The King Abdulaziz City of Science and Technology (KACST) on Sunday launched a major national initiative to produce desalinated water and electricity at a much cheaper rate – less than a riyal for a cubic meter of water and 30 halalas per kilowatt/hour.
Prince Turki bin Saud bin Muhammad, vice president of KACST for research institutes, said the initiative would reduce the cost of water and electricity production by 40 percent. He said the first solar-powered desalination plant with a capacity of 30,000 cubic meters would be established in Al-Khafji to serve 100,000 people.
The project will reduce dependence on oil and gas to operate desalination plants. At present desalination plants on the Red Sea and Arabian Gulf consume a total of 1.5 million barrels per day. The new nanotechnology for using solar energy to operate desalination plants was developed by KACST in association with IBM.
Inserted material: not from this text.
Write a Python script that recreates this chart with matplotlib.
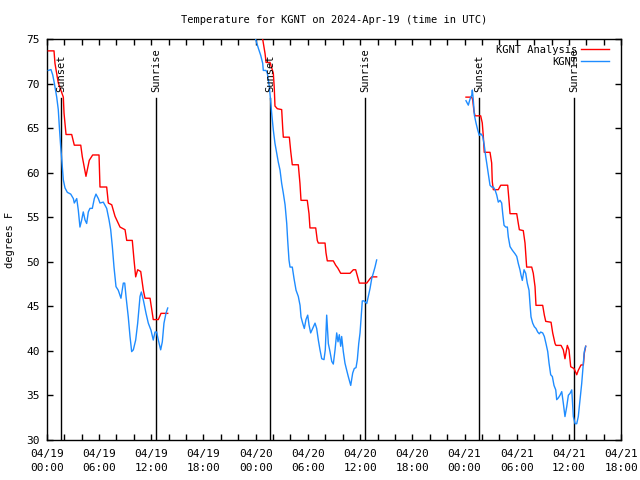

“Desalination is our strategic choice to supply adequate amount of drinking water to people across the Kingdom,” said Finance Minister Ibrahim Al-Assaf, while addressing the launching ceremony. Saudi Arabia supplies more than 18 percent of the world’s total desalinated water, he said.
“We want to make the Kingdom a major source of solar energy in the world,” Al-Assaf said. His comment goes in line with a recent statement made by Petroleum and Mineral Resources Minister Ali Al-Naimi, who said the Kingdom aims to make solar energy a major contributor to power supply in the next 5-10 years.
“Saudi Arabia aspires to export as much solar energy in the future as it exports oil now,” Al-Naimi said.
The oil minister also pointed out that King Abdullah University of Science and Technology (KAUST) in Thuwal, near Jeddah, would use its research facilities to develop solar energy to meet a significant portion of the Kingdom’s growing power needs. Electricity demand in the Kingdom is growing at the rate of seven percent annually.
The new initiative was carried out by the ministries of finance, water and electricity, and commerce and industry, and the Saline Water Conversion Corporation. There are lots of scope for Saudi Arabia to use solar energy because of the availability of strong sunlight throughout the year, estimated at 2,000 kilowatt for each square meter.
In the second phase of the project, a desalination plant with a capacity of 300,000 cubic meters of water daily will be established, said Muhammad Al-Suwaiyel, president of KACST. “We’ll set up more solar-energy-powered desalination plants in different parts of the Kingdom in the third phase,” he added.